Сохраняется ли в нем тяга к языческой мифологии, столь характерной для итальянского Возрождения? Его склонность к изображению обнаженной натуры противоречила всем традициям строгой Германии, где запрещалось изображать чувственность человеческой плоти. Нарушая эти запреты, молодой Дюрер изображает на гравюре дерзкую композицию, где прекрасные обнаженные дамы в провоцирующих позах заставляют краснеть строгую Барбару. Чтобы придать этой сцене интеллектуальный оттенок, маскируя истинный смысл, он изображает химерическую сцену магии с четырьмя пышными, чувственными и соблазнительными женщинами, которую назвал «Четыре колдуньи». Пусть любознательные попытаются отгадать, какой эзотерический смысл кроется в висящей над ними сфере с выгравированными на ней загадочными буквами. Пусть эрудиты поспорят перед гравюрой, где почтенный мужчина дремлет у печи, безразличный к соблазнам восхитительной Венеры, сопровождающей Эроса. Гуманисты Нюрнберга, собиравшиеся в доме Пиркгеймера, будут горячо обсуждать эту аллегорию. Но действительно ли это аллегория, а не просто каприз молодого художника, раздраженного пуританским консерватизмом своих соотечественников, который маскирует за иллюзорными секретами обычное наслаждение, которое он испытывает, рисуя пышный живот, мягкие, пухлые руки, стройные и сильные ноги. Можно только пожалеть, доверительно шепчет Дюрер, этого бедного глупца, который погружен в абсурдный сон, тогда как рядом находится такое прелестное создание!

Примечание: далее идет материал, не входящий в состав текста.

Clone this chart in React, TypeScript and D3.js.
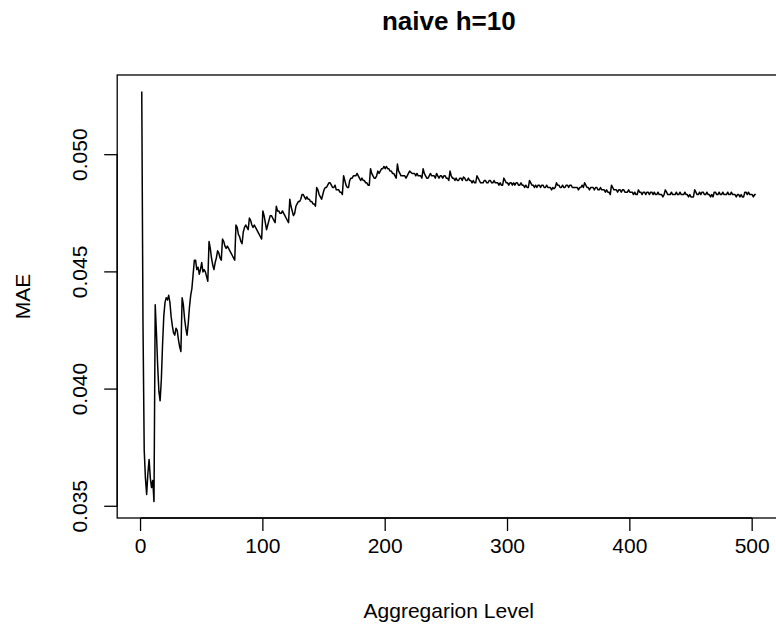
import React from "react";
import * as d3 from "d3";

const title = "naive h=10";
const xLabel = "Aggregarion Level";
const yLabel = "MAE";
const xTicks = [0, 100, 200, 300, 400, 500];
const yTicks = [0.035, 0.04, 0.045, 0.05];
const yTickLabels = ["0.035", "0.040", "0.045", "0.050"];

// MAE per aggregation level (levels 1..503)
const mae = [
  0.0527,0.0428,0.0374,0.0362,0.0355,0.0364,0.0370,0.0362,0.0358,0.0361,
  0.0352,0.0436,0.0424,0.0410,0.0399,0.0395,0.0404,0.0419,0.0431,0.0437,
  0.0439,0.0438,0.0440,0.0437,0.0431,0.0427,0.0424,0.0423,0.0426,0.0425,
  0.0421,0.0418,0.0416,0.0439,0.0436,0.0430,0.0426,0.0423,0.0428,0.0435,
  0.0440,0.0443,0.0449,0.0455,0.0455,0.0451,0.0452,0.0449,0.0451,0.0454,
  0.0450,0.0451,0.0450,0.0448,0.0446,0.0463,0.0460,0.0456,0.0453,0.0451,
  0.0454,0.0456,0.0459,0.0458,0.0456,0.0455,0.0464,0.0463,0.0461,0.0460,
  0.0461,0.0460,0.0459,0.0458,0.0457,0.0456,0.0455,0.0470,0.0469,0.0466,
  0.0465,0.0463,0.0462,0.0467,0.0469,0.0470,0.0469,0.0468,0.0473,0.0472,
  0.0470,0.0469,0.0470,0.0469,0.0468,0.0467,0.0466,0.0465,0.0464,0.0476,
  0.0474,0.0471,0.0468,0.0470,0.0472,0.0474,0.0474,0.0473,0.0472,0.0471,
  0.0478,0.0476,0.0476,0.0475,0.0475,0.0476,0.0475,0.0474,0.0473,0.0472,
  0.0471,0.0481,0.0478,0.0476,0.0474,0.0475,0.0478,0.0479,0.0480,0.0480,
  0.0481,0.0483,0.0483,0.0482,0.0481,0.0482,0.0481,0.0481,0.0480,0.0480,
  0.0479,0.0479,0.0478,0.0486,0.0485,0.0483,0.0482,0.0481,0.0483,0.0485,
  0.0486,0.0486,0.0487,0.0488,0.0488,0.0487,0.0486,0.0486,0.0487,0.0485,
  0.0485,0.0485,0.0484,0.0484,0.0483,0.0491,0.0489,0.0487,0.0486,0.0486,
  0.0489,0.0490,0.0490,0.0491,0.0491,0.0491,0.0492,0.0491,0.0490,0.0489,
  0.0490,0.0489,0.0489,0.0488,0.0488,0.0487,0.0487,0.0494,0.0492,0.0491,
  0.0490,0.0490,0.0491,0.0493,0.0492,0.0493,0.0494,0.0494,0.0495,0.0494,
  0.0495,0.0494,0.0494,0.0493,0.0493,0.0492,0.0492,0.0491,0.0490,0.0496,
  0.0493,0.0492,0.0491,0.0491,0.0491,0.0491,0.0490,0.0491,0.0492,0.0493,
  0.04925,0.0492,0.0492,0.0492,0.0491,0.0492,0.0491,0.0491,0.0491,0.0490,
  0.0494,0.0492,0.0491,0.0490,0.0490,0.0491,0.0492,0.0491,0.0491,0.0491,
  0.0490,0.0492,0.0491,0.0490,0.0491,0.0491,0.0490,0.0491,0.0491,0.0490,
  0.0490,0.0489,0.0493,0.0491,0.0490,0.0490,0.0489,0.0490,0.0489,0.0489,
  0.0490,0.0490,0.0489,0.04905,0.0490,0.0489,0.0489,0.0490,0.0489,0.0489,
  0.0488,0.0489,0.0488,0.0488,0.0491,0.0490,0.0489,0.0488,0.0488,0.0488,
  0.0489,0.0489,0.0488,0.0488,0.0489,0.0489,0.0488,0.0488,0.0489,0.0488,
  0.0488,0.0488,0.0487,0.0488,0.0487,0.0487,0.0490,0.0489,0.0488,0.0488,
  0.0487,0.0488,0.0488,0.0487,0.0488,0.0487,0.0488,0.0488,0.0487,0.0487,
  0.0488,0.0487,0.0487,0.0486,0.0487,0.0486,0.0486,0.0489,0.0488,0.0487,
  0.0487,0.0486,0.0487,0.0486,0.0487,0.0487,0.0486,0.0487,0.0487,0.0486,
  0.0486,0.0487,0.0486,0.0486,0.0486,0.0485,0.0486,0.04855,0.0486,0.0488,
  0.0487,0.0487,0.0486,0.0486,0.0487,0.0486,0.0486,0.0487,0.0487,0.0486,
  0.0487,0.0487,0.0486,0.0486,0.0486,0.0486,0.0486,0.0485,0.0486,0.0486,
  0.0487,0.0486,0.0488,0.0487,0.0486,0.0486,0.0485,0.0486,0.0486,0.0486,
  0.0485,0.0486,0.0486,0.0485,0.0485,0.0486,0.0485,0.0485,0.0485,0.0484,
  0.0485,0.0484,0.0484,0.0483,0.0487,0.0486,0.0485,0.0485,0.0485,0.0484,
  0.0485,0.0485,0.0484,0.0485,0.0485,0.0484,0.0484,0.0484,0.0485,0.0484,
  0.0484,0.0484,0.0483,0.0484,0.0483,0.0483,0.0485,0.0484,0.0484,0.0483,
  0.0484,0.0484,0.0483,0.0484,0.0484,0.0483,0.0484,0.0484,0.0483,0.0484,
  0.0483,0.0483,0.0484,0.0483,0.0483,0.0483,0.0482,0.0483,0.0485,0.0484,
  0.0483,0.0483,0.0483,0.0484,0.0483,0.0483,0.0483,0.0484,0.0483,0.0483,
  0.0484,0.0483,0.0483,0.0483,0.0484,0.0483,0.0483,0.0482,0.0483,0.0482,
  0.0482,0.0482,0.0485,0.0484,0.0483,0.0483,0.0484,0.0483,0.0484,0.0484,
  0.0483,0.0483,0.0484,0.0483,0.0483,0.0482,0.0483,0.0482,0.0484,0.0484,
  0.0483,0.0483,0.0484,0.0483,0.0483,0.0484,0.0483,0.0483,0.0483,0.0484,
  0.0483,0.0483,0.0484,0.0483,0.0483,0.0483,0.0482,0.0483,0.0483,0.0482,
  0.0483,0.0482,0.0482,0.0484,0.0484,0.0483,0.0484,0.0483,0.0483,0.0483,
  0.0482,0.0483,0.0483,
];
const levels = mae.map((_, i) => i + 1);

const W = 776;
const H = 632;
const FONT = "'Liberation Sans', Arial, Helvetica, sans-serif";

export default function App() {
  // R-style 4% axis padding
  const [x0, x1] = d3.extent(levels) as [number, number];
  const [y0, y1] = d3.extent(mae) as [number, number];
  const px = (x1 - x0) * 0.04;
  const py = (y1 - y0) * 0.04;

  const left = 117.2;
  const right = 780.4;
  const top = 75;
  const bottom = 518;

  const x = d3.scaleLinear().domain([x0 - px, x1 + px]).range([left, right]);
  const y = d3.scaleLinear().domain([y0 - py, y1 + py]).range([bottom, top]);

  const line = d3
    .line<number>()
    .x((_, i) => x(levels[i]))
    .y((d) => y(d));

  const tickLen = 13;
  const cx = (left + right) / 2;
  const cy = (top + bottom) / 2;

  return (
    <svg
      width={W}
      height={H}
      style={{ position: "absolute", left: 0, top: 0, background: "#fff" }}
      fontFamily={FONT}
    >
      <rect x={0} y={0} width={W} height={H} fill="#fff" />
      <text x={cx} y={30} textAnchor="middle" fontSize={26} fontWeight="bold">
        {title}
      </text>
      <path d={line(mae) || ""} fill="none" stroke="#000" strokeWidth={1.5} strokeLinejoin="round" />
      <rect x={left} y={top} width={right - left} height={bottom - top} fill="none" stroke="#000" strokeWidth={1.3} />
      {/* x axis */}
      <line x1={x(xTicks[0])} x2={x(xTicks[xTicks.length - 1])} y1={bottom} y2={bottom} stroke="#000" strokeWidth={1.3} />
      {xTicks.map((t) => (
        <g key={t}>
          <line x1={x(t)} x2={x(t)} y1={bottom} y2={bottom + tickLen} stroke="#000" strokeWidth={1.3} />
          <text x={x(t)} y={553} textAnchor="middle" fontSize={21}>
            {t}
          </text>
        </g>
      ))}
      {/* y axis */}
      <line x1={left} x2={left} y1={y(yTicks[0])} y2={y(yTicks[yTicks.length - 1])} stroke="#000" strokeWidth={1.3} />
      {yTicks.map((t, i) => (
        <g key={t}>
          <line x1={left} x2={left - tickLen} y1={y(t)} y2={y(t)} stroke="#000" strokeWidth={1.3} />
          <text
            transform={`translate(${87},${y(t)}) rotate(-90)`}
            textAnchor="middle"
            fontSize={21}
          >
            {yTickLabels[i]}
          </text>
        </g>
      ))}
      <text x={cx} y={618} textAnchor="middle" fontSize={21}>
        {xLabel}
      </text>
      <text transform={`translate(${30},${cy}) rotate(-90)`} textAnchor="middle" fontSize={21}>
        {yLabel}
      </text>
    </svg>
  );
}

В Венеции были допустимы любые вольности. Там жили в полной сексуальной свободе, счастливые, без принуждения и лицемерия. Если художнику была нужна обнаженная модель, ему оставалось только сделать выбор среди предлагавших себя восхитительных тел. Здесь же, в целомудренной и стыдливой Германии женщины не решаются обнажаться, и даже Агнес, при всей любви к мужу, не соглашалась позировать обнаженной. Если он хочет исследовать формы человеческого тела, его пропорции, как оно выглядит при освещении лампой или солнцем, то следует делать это тайно, укрывшись от бестактных и недоброжелательных глаз.
И образом мышления, и творчеством Дюрер все еще принадлежал Средневековью, от чего он хотел полностью освободиться. Возможно, он даже переходит допустимые границы в своих рисунках, грубо сексуальных и почти непристойных, как, например, в эскизах публичных бань; возможно, он преувеличивает ту независимость, которую он демонстрирует, чтобы озадачить своих сограждан. Этим стремлением удивлять и шокировать, зачастую присущим молодости, он обнаруживает определенную тенденцию к язычеству, которая не проникла глубоко в его характер, остающийся, несмотря на все эти дерзости, набожным, целомудренным, серьезным и сдержанным, но ведь можно было бы умереть от скуки, если иногда не состроить гримасу обывателям! В то же время это позволяет немного отвлечься от неблагодарных, неприветливых, нахмуренных лиц, чьи портреты нужно писать, чтобы добиться славы и богатства…
А между тем завершался XV век. Нюрнберг оказался в центре мира, моральный и социальный фундамент которого был глубоко потрясен ударом волнений и беспорядков, охвативших Германию. Дюрер тоже полон предчувствия надвигающегося душевного смятения, ощущения мистической тревоги. Подводя черту счастливому периоду юности, он пишет свой портрет. Писать себя — это еще один способ отдохнуть от себя. Этот молодой человек, одетый с изысканной элегантностью, даже несколько экстравагантно, с кокетливой шапочкой на длинных волнистых, словно женских, волосах, который рассматривает вас со спокойной иронией, на фоне гор, напоминающих о путешествиях, созерцает одновременно прошлое и будущее.